- [GIVEN DATA]:
---
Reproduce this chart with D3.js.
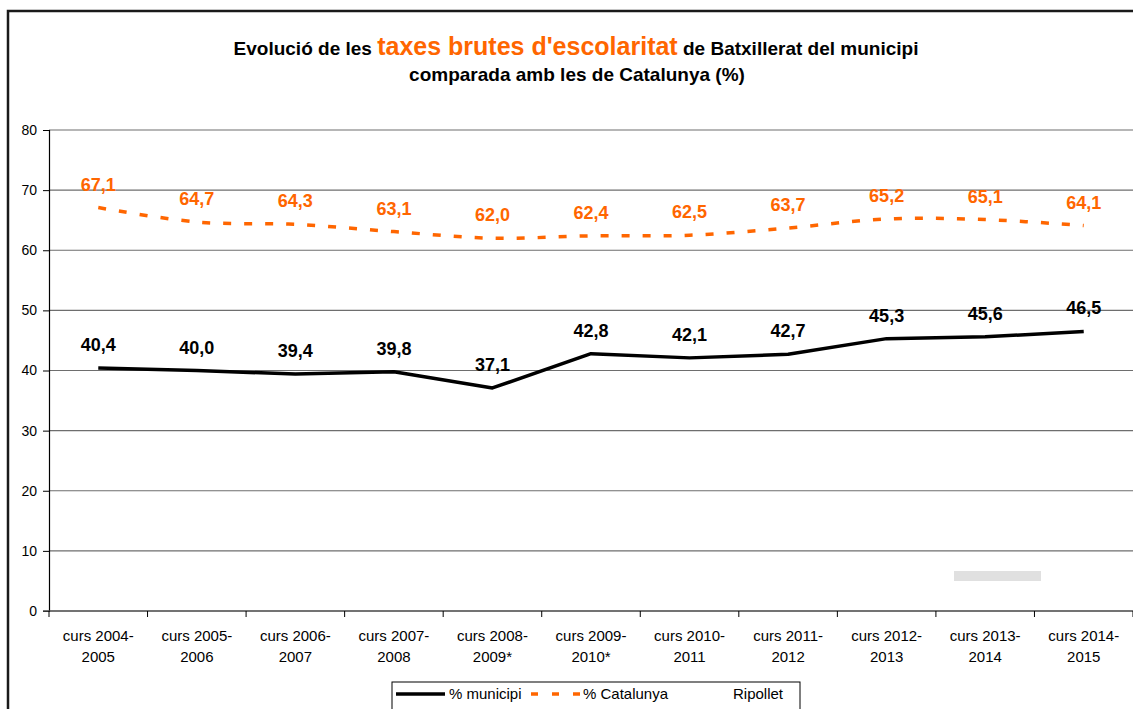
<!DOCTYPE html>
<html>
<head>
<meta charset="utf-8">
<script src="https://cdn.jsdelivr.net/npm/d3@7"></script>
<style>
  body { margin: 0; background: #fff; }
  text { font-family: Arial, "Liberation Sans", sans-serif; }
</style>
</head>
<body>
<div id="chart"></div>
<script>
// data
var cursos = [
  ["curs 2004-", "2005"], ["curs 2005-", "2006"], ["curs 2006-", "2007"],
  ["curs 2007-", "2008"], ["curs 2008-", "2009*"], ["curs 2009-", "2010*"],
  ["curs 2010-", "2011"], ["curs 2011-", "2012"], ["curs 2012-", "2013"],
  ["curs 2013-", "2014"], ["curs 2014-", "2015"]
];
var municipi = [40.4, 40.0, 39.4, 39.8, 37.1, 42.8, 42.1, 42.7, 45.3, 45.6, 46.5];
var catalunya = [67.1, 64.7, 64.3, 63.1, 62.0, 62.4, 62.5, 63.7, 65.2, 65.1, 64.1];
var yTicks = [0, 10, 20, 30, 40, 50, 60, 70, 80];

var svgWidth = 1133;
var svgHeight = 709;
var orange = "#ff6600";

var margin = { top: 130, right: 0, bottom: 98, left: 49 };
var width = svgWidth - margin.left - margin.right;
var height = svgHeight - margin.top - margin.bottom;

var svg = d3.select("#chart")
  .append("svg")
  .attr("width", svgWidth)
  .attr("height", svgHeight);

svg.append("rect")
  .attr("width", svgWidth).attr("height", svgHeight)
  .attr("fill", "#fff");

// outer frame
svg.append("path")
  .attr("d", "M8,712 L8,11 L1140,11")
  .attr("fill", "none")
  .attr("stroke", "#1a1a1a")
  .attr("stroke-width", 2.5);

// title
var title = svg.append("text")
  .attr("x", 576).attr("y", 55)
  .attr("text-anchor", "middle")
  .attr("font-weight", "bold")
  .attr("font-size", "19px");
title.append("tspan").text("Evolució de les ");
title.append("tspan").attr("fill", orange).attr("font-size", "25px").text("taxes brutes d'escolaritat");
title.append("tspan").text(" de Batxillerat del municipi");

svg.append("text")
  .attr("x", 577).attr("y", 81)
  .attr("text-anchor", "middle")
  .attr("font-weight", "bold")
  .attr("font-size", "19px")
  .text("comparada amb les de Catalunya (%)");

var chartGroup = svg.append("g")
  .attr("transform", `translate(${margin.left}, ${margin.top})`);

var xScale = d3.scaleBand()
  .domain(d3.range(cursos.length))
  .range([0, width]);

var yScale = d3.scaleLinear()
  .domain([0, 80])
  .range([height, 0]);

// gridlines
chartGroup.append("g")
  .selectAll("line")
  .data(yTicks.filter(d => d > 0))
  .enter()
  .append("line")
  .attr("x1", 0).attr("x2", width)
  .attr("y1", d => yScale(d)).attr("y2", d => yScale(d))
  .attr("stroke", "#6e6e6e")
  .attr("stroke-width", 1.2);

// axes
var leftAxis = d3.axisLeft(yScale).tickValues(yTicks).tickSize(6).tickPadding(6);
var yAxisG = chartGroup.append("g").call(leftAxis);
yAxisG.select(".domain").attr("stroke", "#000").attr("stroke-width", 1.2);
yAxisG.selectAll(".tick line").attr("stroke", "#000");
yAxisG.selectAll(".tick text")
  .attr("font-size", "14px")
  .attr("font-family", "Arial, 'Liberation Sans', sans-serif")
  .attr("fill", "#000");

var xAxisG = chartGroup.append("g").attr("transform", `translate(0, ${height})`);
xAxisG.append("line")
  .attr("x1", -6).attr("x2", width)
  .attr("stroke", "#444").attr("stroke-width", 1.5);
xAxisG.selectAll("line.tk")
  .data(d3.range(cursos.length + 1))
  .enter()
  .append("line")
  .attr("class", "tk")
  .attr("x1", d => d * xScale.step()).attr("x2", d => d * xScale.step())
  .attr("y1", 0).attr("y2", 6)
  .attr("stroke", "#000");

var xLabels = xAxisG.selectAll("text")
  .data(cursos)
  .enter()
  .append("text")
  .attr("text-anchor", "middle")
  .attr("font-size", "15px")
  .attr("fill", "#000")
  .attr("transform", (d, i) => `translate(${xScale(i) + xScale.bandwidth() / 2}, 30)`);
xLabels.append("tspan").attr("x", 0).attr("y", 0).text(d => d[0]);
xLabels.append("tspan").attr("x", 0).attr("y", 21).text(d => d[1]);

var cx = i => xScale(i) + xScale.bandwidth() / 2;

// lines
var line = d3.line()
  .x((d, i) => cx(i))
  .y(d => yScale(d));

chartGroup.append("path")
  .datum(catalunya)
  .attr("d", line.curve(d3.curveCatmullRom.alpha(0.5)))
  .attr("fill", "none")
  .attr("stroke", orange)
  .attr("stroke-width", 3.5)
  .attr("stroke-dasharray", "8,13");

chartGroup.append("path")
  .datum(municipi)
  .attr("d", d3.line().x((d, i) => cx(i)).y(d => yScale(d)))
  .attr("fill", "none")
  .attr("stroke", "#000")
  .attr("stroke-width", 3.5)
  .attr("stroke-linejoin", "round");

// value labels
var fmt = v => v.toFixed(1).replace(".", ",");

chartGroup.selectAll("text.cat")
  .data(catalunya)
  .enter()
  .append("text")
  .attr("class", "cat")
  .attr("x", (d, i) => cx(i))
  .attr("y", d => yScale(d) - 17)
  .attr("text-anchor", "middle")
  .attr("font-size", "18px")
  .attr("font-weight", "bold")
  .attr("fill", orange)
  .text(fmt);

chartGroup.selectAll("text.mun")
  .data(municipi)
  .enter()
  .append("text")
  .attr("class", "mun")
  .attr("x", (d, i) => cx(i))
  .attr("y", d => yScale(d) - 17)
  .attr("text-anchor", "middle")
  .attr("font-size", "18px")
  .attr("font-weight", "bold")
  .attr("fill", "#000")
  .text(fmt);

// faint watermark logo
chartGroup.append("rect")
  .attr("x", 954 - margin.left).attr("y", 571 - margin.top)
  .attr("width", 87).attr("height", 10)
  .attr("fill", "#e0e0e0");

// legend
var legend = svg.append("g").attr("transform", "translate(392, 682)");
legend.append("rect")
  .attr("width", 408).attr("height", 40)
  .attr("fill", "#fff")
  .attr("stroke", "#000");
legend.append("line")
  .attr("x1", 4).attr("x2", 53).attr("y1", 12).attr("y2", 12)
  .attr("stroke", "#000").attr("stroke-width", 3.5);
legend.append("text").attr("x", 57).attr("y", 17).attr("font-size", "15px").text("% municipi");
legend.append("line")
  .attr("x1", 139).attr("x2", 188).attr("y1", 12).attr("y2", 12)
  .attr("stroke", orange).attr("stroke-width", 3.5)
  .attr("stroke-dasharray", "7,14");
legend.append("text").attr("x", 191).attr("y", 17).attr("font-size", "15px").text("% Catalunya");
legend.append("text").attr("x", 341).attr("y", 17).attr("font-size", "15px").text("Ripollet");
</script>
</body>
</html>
---
- [TASK OBJECTIVE]: Every line above should be returned word for word, with the pictures left behind.

- [COMPLETED TASK]:
Reproduce this chart with D3.js.
<!DOCTYPE html>
<html>
<head>
<meta charset="utf-8">
<script src="https://cdn.jsdelivr.net/npm/d3@7"></script>
<style>
  body { margin: 0; background: #fff; }
  text { font-family: Arial, "Liberation Sans", sans-serif; }
</style>
</head>
<body>
<div id="chart"></div>
<script>
// data
var cursos = [
  ["curs 2004-", "2005"], ["curs 2005-", "2006"], ["curs 2006-", "2007"],
  ["curs 2007-", "2008"], ["curs 2008-", "2009*"], ["curs 2009-", "2010*"],
  ["curs 2010-", "2011"], ["curs 2011-", "2012"], ["curs 2012-", "2013"],
  ["curs 2013-", "2014"], ["curs 2014-", "2015"]
];
var municipi = [40.4, 40.0, 39.4, 39.8, 37.1, 42.8, 42.1, 42.7, 45.3, 45.6, 46.5];
var catalunya = [67.1, 64.7, 64.3, 63.1, 62.0, 62.4, 62.5, 63.7, 65.2, 65.1, 64.1];
var yTicks = [0, 10, 20, 30, 40, 50, 60, 70, 80];

var svgWidth = 1133;
var svgHeight = 709;
var orange = "#ff6600";

var margin = { top: 130, right: 0, bottom: 98, left: 49 };
var width = svgWidth - margin.left - margin.right;
var height = svgHeight - margin.top - margin.bottom;

var svg = d3.select("#chart")
  .append("svg")
  .attr("width", svgWidth)
  .attr("height", svgHeight);

svg.append("rect")
  .attr("width", svgWidth).attr("height", svgHeight)
  .attr("fill", "#fff");

// outer frame
svg.append("path")
  .attr("d", "M8,712 L8,11 L1140,11")
  .attr("fill", "none")
  .attr("stroke", "#1a1a1a")
  .attr("stroke-width", 2.5);

// title
var title = svg.append("text")
  .attr("x", 576).attr("y", 55)
  .attr("text-anchor", "middle")
  .attr("font-weight", "bold")
  .attr("font-size", "19px");
title.append("tspan").text("Evolució de les ");
title.append("tspan").attr("fill", orange).attr("font-size", "25px").text("taxes brutes d'escolaritat");
title.append("tspan").text(" de Batxillerat del municipi");

svg.append("text")
  .attr("x", 577).attr("y", 81)
  .attr("text-anchor", "middle")
  .attr("font-weight", "bold")
  .attr("font-size", "19px")
  .text("comparada amb les de Catalunya (%)");

var chartGroup = svg.append("g")
  .attr("transform", `translate(${margin.left}, ${margin.top})`);

var xScale = d3.scaleBand()
  .domain(d3.range(cursos.length))
  .range([0, width]);

var yScale = d3.scaleLinear()
  .domain([0, 80])
  .range([height, 0]);

// gridlines
chartGroup.append("g")
  .selectAll("line")
  .data(yTicks.filter(d => d > 0))
  .enter()
  .append("line")
  .attr("x1", 0).attr("x2", width)
  .attr("y1", d => yScale(d)).attr("y2", d => yScale(d))
  .attr("stroke", "#6e6e6e")
  .attr("stroke-width", 1.2);

// axes
var leftAxis = d3.axisLeft(yScale).tickValues(yTicks).tickSize(6).tickPadding(6);
var yAxisG = chartGroup.append("g").call(leftAxis);
yAxisG.select(".domain").attr("stroke", "#000").attr("stroke-width", 1.2);
yAxisG.selectAll(".tick line").attr("stroke", "#000");
yAxisG.selectAll(".tick text")
  .attr("font-size", "14px")
  .attr("font-family", "Arial, 'Liberation Sans', sans-serif")
  .attr("fill", "#000");

var xAxisG = chartGroup.append("g").attr("transform", `translate(0, ${height})`);
xAxisG.append("line")
  .attr("x1", -6).attr("x2", width)
  .attr("stroke", "#444").attr("stroke-width", 1.5);
xAxisG.selectAll("line.tk")
  .data(d3.range(cursos.length + 1))
  .enter()
  .append("line")
  .attr("class", "tk")
  .attr("x1", d => d * xScale.step()).attr("x2", d => d * xScale.step())
  .attr("y1", 0).attr("y2", 6)
  .attr("stroke", "#000");

var xLabels = xAxisG.selectAll("text")
  .data(cursos)
  .enter()
  .append("text")
  .attr("text-anchor", "middle")
  .attr("font-size", "15px")
  .attr("fill", "#000")
  .attr("transform", (d, i) => `translate(${xScale(i) + xScale.bandwidth() / 2}, 30)`);
xLabels.append("tspan").attr("x", 0).attr("y", 0).text(d => d[0]);
xLabels.append("tspan").attr("x", 0).attr("y", 21).text(d => d[1]);

var cx = i => xScale(i) + xScale.bandwidth() / 2;

// lines
var line = d3.line()
  .x((d, i) => cx(i))
  .y(d => yScale(d));

chartGroup.append("path")
  .datum(catalunya)
  .attr("d", line.curve(d3.curveCatmullRom.alpha(0.5)))
  .attr("fill", "none")
  .attr("stroke", orange)
  .attr("stroke-width", 3.5)
  .attr("stroke-dasharray", "8,13");

chartGroup.append("path")
  .datum(municipi)
  .attr("d", d3.line().x((d, i) => cx(i)).y(d => yScale(d)))
  .attr("fill", "none")
  .attr("stroke", "#000")
  .attr("stroke-width", 3.5)
  .attr("stroke-linejoin", "round");

// value labels
var fmt = v => v.toFixed(1).replace(".", ",");

chartGroup.selectAll("text.cat")
  .data(catalunya)
  .enter()
  .append("text")
  .attr("class", "cat")
  .attr("x", (d, i) => cx(i))
  .attr("y", d => yScale(d) - 17)
  .attr("text-anchor", "middle")
  .attr("font-size", "18px")
  .attr("font-weight", "bold")
  .attr("fill", orange)
  .text(fmt);

chartGroup.selectAll("text.mun")
  .data(municipi)
  .enter()
  .append("text")
  .attr("class", "mun")
  .attr("x", (d, i) => cx(i))
  .attr("y", d => yScale(d) - 17)
  .attr("text-anchor", "middle")
  .attr("font-size", "18px")
  .attr("font-weight", "bold")
  .attr("fill", "#000")
  .text(fmt);

// faint watermark logo
chartGroup.append("rect")
  .attr("x", 954 - margin.left).attr("y", 571 - margin.top)
  .attr("width", 87).attr("height", 10)
  .attr("fill", "#e0e0e0");

// legend
var legend = svg.append("g").attr("transform", "translate(392, 682)");
legend.append("rect")
  .attr("width", 408).attr("height", 40)
  .attr("fill", "#fff")
  .attr("stroke", "#000");
legend.append("line")
  .attr("x1", 4).attr("x2", 53).attr("y1", 12).attr("y2", 12)
  .attr("stroke", "#000").attr("stroke-width", 3.5);
legend.append("text").attr("x", 57).attr("y", 17).attr("font-size", "15px").text("% municipi");
legend.append("line")
  .attr("x1", 139).attr("x2", 188).attr("y1", 12).attr("y2", 12)
  .attr("stroke", orange).attr("stroke-width", 3.5)
  .attr("stroke-dasharray", "7,14");
legend.append("text").attr("x", 191).attr("y", 17).attr("font-size", "15px").text("% Catalunya");
legend.append("text").attr("x", 341).attr("y", 17).attr("font-size", "15px").text("Ripollet");
</script>
</body>
</html>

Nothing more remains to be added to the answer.